[Recorded data]:

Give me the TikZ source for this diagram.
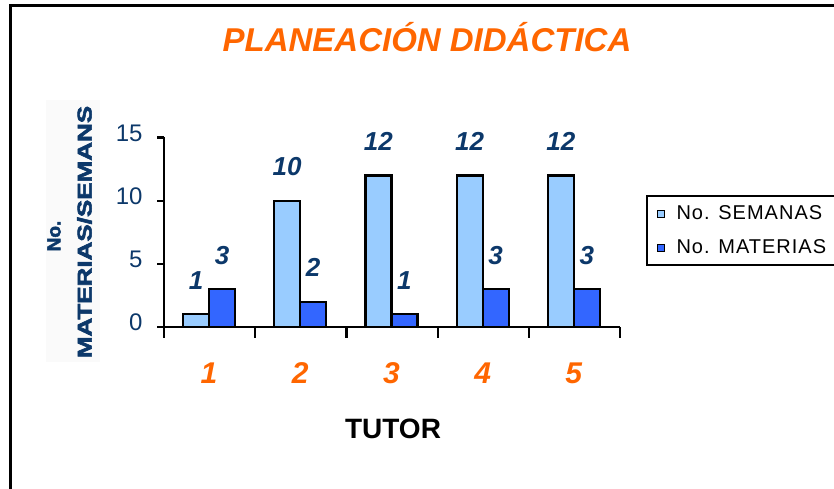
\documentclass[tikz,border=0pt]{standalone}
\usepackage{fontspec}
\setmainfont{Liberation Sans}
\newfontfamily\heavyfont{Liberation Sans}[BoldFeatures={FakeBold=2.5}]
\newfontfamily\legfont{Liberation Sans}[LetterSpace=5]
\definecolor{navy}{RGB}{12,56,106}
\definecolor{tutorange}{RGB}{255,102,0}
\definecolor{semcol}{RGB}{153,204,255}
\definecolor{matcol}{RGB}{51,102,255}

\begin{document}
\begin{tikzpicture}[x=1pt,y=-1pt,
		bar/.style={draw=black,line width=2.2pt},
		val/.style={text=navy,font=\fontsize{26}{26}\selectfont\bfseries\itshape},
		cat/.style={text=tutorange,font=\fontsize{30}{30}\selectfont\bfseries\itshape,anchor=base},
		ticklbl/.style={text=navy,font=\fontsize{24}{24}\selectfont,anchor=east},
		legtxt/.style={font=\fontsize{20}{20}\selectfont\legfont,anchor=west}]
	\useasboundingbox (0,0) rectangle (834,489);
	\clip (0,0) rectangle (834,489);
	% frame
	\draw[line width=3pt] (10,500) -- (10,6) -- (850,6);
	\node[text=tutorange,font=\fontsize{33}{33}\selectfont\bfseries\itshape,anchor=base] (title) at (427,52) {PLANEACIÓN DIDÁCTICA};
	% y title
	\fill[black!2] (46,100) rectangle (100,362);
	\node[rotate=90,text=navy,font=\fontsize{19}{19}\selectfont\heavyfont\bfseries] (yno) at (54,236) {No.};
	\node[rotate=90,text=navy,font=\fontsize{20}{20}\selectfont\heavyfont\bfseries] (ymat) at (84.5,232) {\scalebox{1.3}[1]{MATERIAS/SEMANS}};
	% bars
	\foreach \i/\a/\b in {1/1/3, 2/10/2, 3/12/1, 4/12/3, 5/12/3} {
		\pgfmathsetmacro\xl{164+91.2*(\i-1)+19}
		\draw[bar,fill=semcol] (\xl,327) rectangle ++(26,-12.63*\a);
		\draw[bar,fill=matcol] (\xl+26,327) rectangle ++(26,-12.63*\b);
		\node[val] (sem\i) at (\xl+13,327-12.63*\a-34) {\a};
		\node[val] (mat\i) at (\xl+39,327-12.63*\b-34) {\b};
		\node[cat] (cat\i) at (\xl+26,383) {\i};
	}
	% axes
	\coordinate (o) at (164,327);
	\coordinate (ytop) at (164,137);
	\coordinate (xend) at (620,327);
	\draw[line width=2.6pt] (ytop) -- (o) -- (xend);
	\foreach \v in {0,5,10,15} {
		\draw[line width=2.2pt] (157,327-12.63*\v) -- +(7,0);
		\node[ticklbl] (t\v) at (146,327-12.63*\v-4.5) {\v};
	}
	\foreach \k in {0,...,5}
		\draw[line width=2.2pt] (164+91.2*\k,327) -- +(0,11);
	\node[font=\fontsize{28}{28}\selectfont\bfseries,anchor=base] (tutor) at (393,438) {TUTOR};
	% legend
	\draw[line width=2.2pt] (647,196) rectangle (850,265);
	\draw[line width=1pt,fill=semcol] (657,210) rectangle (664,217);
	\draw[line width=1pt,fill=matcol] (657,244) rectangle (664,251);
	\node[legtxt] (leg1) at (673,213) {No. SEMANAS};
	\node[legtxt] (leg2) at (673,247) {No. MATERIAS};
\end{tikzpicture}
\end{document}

[Direction]:
Reproduce the full listing faithfully, but do not carry over any pictures.

[Expected output]:
Give me the TikZ source for this diagram.
\documentclass[tikz,border=0pt]{standalone}
\usepackage{fontspec}
\setmainfont{Liberation Sans}
\newfontfamily\heavyfont{Liberation Sans}[BoldFeatures={FakeBold=2.5}]
\newfontfamily\legfont{Liberation Sans}[LetterSpace=5]
\definecolor{navy}{RGB}{12,56,106}
\definecolor{tutorange}{RGB}{255,102,0}
\definecolor{semcol}{RGB}{153,204,255}
\definecolor{matcol}{RGB}{51,102,255}

\begin{document}
\begin{tikzpicture}[x=1pt,y=-1pt,
		bar/.style={draw=black,line width=2.2pt},
		val/.style={text=navy,font=\fontsize{26}{26}\selectfont\bfseries\itshape},
		cat/.style={text=tutorange,font=\fontsize{30}{30}\selectfont\bfseries\itshape,anchor=base},
		ticklbl/.style={text=navy,font=\fontsize{24}{24}\selectfont,anchor=east},
		legtxt/.style={font=\fontsize{20}{20}\selectfont\legfont,anchor=west}]
	\useasboundingbox (0,0) rectangle (834,489);
	\clip (0,0) rectangle (834,489);
	% frame
	\draw[line width=3pt] (10,500) -- (10,6) -- (850,6);
	\node[text=tutorange,font=\fontsize{33}{33}\selectfont\bfseries\itshape,anchor=base] (title) at (427,52) {PLANEACIÓN DIDÁCTICA};
	% y title
	\fill[black!2] (46,100) rectangle (100,362);
	\node[rotate=90,text=navy,font=\fontsize{19}{19}\selectfont\heavyfont\bfseries] (yno) at (54,236) {No.};
	\node[rotate=90,text=navy,font=\fontsize{20}{20}\selectfont\heavyfont\bfseries] (ymat) at (84.5,232) {\scalebox{1.3}[1]{MATERIAS/SEMANS}};
	% bars
	\foreach \i/\a/\b in {1/1/3, 2/10/2, 3/12/1, 4/12/3, 5/12/3} {
		\pgfmathsetmacro\xl{164+91.2*(\i-1)+19}
		\draw[bar,fill=semcol] (\xl,327) rectangle ++(26,-12.63*\a);
		\draw[bar,fill=matcol] (\xl+26,327) rectangle ++(26,-12.63*\b);
		\node[val] (sem\i) at (\xl+13,327-12.63*\a-34) {\a};
		\node[val] (mat\i) at (\xl+39,327-12.63*\b-34) {\b};
		\node[cat] (cat\i) at (\xl+26,383) {\i};
	}
	% axes
	\coordinate (o) at (164,327);
	\coordinate (ytop) at (164,137);
	\coordinate (xend) at (620,327);
	\draw[line width=2.6pt] (ytop) -- (o) -- (xend);
	\foreach \v in {0,5,10,15} {
		\draw[line width=2.2pt] (157,327-12.63*\v) -- +(7,0);
		\node[ticklbl] (t\v) at (146,327-12.63*\v-4.5) {\v};
	}
	\foreach \k in {0,...,5}
		\draw[line width=2.2pt] (164+91.2*\k,327) -- +(0,11);
	\node[font=\fontsize{28}{28}\selectfont\bfseries,anchor=base] (tutor) at (393,438) {TUTOR};
	% legend
	\draw[line width=2.2pt] (647,196) rectangle (850,265);
	\draw[line width=1pt,fill=semcol] (657,210) rectangle (664,217);
	\draw[line width=1pt,fill=matcol] (657,244) rectangle (664,251);
	\node[legtxt] (leg1) at (673,213) {No. SEMANAS};
	\node[legtxt] (leg2) at (673,247) {No. MATERIAS};
\end{tikzpicture}
\end{document}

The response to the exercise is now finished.